# [Collected data]
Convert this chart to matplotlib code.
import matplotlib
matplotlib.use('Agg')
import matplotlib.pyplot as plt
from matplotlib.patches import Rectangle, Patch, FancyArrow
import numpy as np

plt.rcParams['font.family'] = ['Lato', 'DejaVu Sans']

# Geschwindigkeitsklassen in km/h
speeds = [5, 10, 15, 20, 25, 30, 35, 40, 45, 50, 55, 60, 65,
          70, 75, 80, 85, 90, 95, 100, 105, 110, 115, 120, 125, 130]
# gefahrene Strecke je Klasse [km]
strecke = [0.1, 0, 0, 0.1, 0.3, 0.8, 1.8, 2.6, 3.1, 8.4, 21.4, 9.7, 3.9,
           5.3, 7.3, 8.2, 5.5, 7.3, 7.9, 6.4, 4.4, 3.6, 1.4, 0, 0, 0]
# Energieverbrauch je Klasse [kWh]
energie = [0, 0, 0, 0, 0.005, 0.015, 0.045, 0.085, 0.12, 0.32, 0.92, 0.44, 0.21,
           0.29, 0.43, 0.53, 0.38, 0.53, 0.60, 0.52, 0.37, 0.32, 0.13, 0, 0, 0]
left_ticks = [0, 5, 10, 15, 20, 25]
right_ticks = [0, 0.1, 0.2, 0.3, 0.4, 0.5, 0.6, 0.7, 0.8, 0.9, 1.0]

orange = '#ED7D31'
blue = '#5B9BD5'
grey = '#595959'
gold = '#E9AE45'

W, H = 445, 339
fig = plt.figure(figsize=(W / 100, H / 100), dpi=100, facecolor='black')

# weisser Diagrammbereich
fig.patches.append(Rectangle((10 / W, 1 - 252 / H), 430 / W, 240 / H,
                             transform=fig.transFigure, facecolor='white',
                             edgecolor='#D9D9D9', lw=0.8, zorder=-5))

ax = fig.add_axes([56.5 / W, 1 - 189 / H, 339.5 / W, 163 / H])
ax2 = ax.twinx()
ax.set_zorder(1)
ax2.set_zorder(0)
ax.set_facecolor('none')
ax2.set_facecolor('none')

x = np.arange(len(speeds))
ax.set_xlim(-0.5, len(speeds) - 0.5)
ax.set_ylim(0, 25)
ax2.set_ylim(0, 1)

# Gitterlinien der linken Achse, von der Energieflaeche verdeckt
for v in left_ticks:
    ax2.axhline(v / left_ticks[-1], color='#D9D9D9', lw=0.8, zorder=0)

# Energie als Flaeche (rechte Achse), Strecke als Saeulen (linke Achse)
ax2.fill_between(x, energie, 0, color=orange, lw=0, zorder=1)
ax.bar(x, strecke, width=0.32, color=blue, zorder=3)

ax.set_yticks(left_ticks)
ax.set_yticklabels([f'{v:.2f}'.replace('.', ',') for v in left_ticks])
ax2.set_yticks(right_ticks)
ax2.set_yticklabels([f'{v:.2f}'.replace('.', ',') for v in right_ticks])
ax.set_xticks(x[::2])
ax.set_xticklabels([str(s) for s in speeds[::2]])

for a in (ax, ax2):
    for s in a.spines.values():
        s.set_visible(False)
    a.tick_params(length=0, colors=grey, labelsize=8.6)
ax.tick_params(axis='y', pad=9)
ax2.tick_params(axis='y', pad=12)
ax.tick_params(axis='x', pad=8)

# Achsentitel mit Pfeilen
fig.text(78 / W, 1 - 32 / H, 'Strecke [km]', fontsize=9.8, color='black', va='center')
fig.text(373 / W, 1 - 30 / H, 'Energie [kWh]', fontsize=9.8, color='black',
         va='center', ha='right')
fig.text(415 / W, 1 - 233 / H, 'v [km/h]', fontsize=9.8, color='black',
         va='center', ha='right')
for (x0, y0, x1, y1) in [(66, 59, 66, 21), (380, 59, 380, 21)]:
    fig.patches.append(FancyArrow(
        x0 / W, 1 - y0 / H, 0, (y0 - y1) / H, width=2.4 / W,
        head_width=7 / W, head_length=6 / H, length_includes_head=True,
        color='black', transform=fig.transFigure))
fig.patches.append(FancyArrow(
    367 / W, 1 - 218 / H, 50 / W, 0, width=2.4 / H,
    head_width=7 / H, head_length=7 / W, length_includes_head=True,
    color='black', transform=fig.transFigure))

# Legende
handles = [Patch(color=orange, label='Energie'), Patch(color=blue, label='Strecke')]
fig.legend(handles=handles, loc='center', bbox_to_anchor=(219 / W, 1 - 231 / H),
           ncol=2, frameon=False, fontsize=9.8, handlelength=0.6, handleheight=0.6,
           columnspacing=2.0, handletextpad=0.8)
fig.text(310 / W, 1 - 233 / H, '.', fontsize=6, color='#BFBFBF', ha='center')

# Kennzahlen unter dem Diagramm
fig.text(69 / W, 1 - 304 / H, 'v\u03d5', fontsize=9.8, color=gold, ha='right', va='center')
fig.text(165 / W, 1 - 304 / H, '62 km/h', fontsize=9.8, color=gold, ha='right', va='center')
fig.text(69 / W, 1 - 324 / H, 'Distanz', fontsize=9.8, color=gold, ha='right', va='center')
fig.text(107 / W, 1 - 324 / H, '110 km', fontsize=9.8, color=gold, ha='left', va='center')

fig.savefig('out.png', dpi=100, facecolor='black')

# [Stated exercise]
Quote the whole listing above, leaving nothing out.

# [Finished answer]
Convert this chart to matplotlib code.
import matplotlib
matplotlib.use('Agg')
import matplotlib.pyplot as plt
from matplotlib.patches import Rectangle, Patch, FancyArrow
import numpy as np

plt.rcParams['font.family'] = ['Lato', 'DejaVu Sans']

# Geschwindigkeitsklassen in km/h
speeds = [5, 10, 15, 20, 25, 30, 35, 40, 45, 50, 55, 60, 65,
          70, 75, 80, 85, 90, 95, 100, 105, 110, 115, 120, 125, 130]
# gefahrene Strecke je Klasse [km]
strecke = [0.1, 0, 0, 0.1, 0.3, 0.8, 1.8, 2.6, 3.1, 8.4, 21.4, 9.7, 3.9,
           5.3, 7.3, 8.2, 5.5, 7.3, 7.9, 6.4, 4.4, 3.6, 1.4, 0, 0, 0]
# Energieverbrauch je Klasse [kWh]
energie = [0, 0, 0, 0, 0.005, 0.015, 0.045, 0.085, 0.12, 0.32, 0.92, 0.44, 0.21,
           0.29, 0.43, 0.53, 0.38, 0.53, 0.60, 0.52, 0.37, 0.32, 0.13, 0, 0, 0]
left_ticks = [0, 5, 10, 15, 20, 25]
right_ticks = [0, 0.1, 0.2, 0.3, 0.4, 0.5, 0.6, 0.7, 0.8, 0.9, 1.0]

orange = '#ED7D31'
blue = '#5B9BD5'
grey = '#595959'
gold = '#E9AE45'

W, H = 445, 339
fig = plt.figure(figsize=(W / 100, H / 100), dpi=100, facecolor='black')

# weisser Diagrammbereich
fig.patches.append(Rectangle((10 / W, 1 - 252 / H), 430 / W, 240 / H,
                             transform=fig.transFigure, facecolor='white',
                             edgecolor='#D9D9D9', lw=0.8, zorder=-5))

ax = fig.add_axes([56.5 / W, 1 - 189 / H, 339.5 / W, 163 / H])
ax2 = ax.twinx()
ax.set_zorder(1)
ax2.set_zorder(0)
ax.set_facecolor('none')
ax2.set_facecolor('none')

x = np.arange(len(speeds))
ax.set_xlim(-0.5, len(speeds) - 0.5)
ax.set_ylim(0, 25)
ax2.set_ylim(0, 1)

# Gitterlinien der linken Achse, von der Energieflaeche verdeckt
for v in left_ticks:
    ax2.axhline(v / left_ticks[-1], color='#D9D9D9', lw=0.8, zorder=0)

# Energie als Flaeche (rechte Achse), Strecke als Saeulen (linke Achse)
ax2.fill_between(x, energie, 0, color=orange, lw=0, zorder=1)
ax.bar(x, strecke, width=0.32, color=blue, zorder=3)

ax.set_yticks(left_ticks)
ax.set_yticklabels([f'{v:.2f}'.replace('.', ',') for v in left_ticks])
ax2.set_yticks(right_ticks)
ax2.set_yticklabels([f'{v:.2f}'.replace('.', ',') for v in right_ticks])
ax.set_xticks(x[::2])
ax.set_xticklabels([str(s) for s in speeds[::2]])

for a in (ax, ax2):
    for s in a.spines.values():
        s.set_visible(False)
    a.tick_params(length=0, colors=grey, labelsize=8.6)
ax.tick_params(axis='y', pad=9)
ax2.tick_params(axis='y', pad=12)
ax.tick_params(axis='x', pad=8)

# Achsentitel mit Pfeilen
fig.text(78 / W, 1 - 32 / H, 'Strecke [km]', fontsize=9.8, color='black', va='center')
fig.text(373 / W, 1 - 30 / H, 'Energie [kWh]', fontsize=9.8, color='black',
         va='center', ha='right')
fig.text(415 / W, 1 - 233 / H, 'v [km/h]', fontsize=9.8, color='black',
         va='center', ha='right')
for (x0, y0, x1, y1) in [(66, 59, 66, 21), (380, 59, 380, 21)]:
    fig.patches.append(FancyArrow(
        x0 / W, 1 - y0 / H, 0, (y0 - y1) / H, width=2.4 / W,
        head_width=7 / W, head_length=6 / H, length_includes_head=True,
        color='black', transform=fig.transFigure))
fig.patches.append(FancyArrow(
    367 / W, 1 - 218 / H, 50 / W, 0, width=2.4 / H,
    head_width=7 / H, head_length=7 / W, length_includes_head=True,
    color='black', transform=fig.transFigure))

# Legende
handles = [Patch(color=orange, label='Energie'), Patch(color=blue, label='Strecke')]
fig.legend(handles=handles, loc='center', bbox_to_anchor=(219 / W, 1 - 231 / H),
           ncol=2, frameon=False, fontsize=9.8, handlelength=0.6, handleheight=0.6,
           columnspacing=2.0, handletextpad=0.8)
fig.text(310 / W, 1 - 233 / H, '.', fontsize=6, color='#BFBFBF', ha='center')

# Kennzahlen unter dem Diagramm
fig.text(69 / W, 1 - 304 / H, 'v\u03d5', fontsize=9.8, color=gold, ha='right', va='center')
fig.text(165 / W, 1 - 304 / H, '62 km/h', fontsize=9.8, color=gold, ha='right', va='center')
fig.text(69 / W, 1 - 324 / H, 'Distanz', fontsize=9.8, color=gold, ha='right', va='center')
fig.text(107 / W, 1 - 324 / H, '110 km', fontsize=9.8, color=gold, ha='left', va='center')

fig.savefig('out.png', dpi=100, facecolor='black')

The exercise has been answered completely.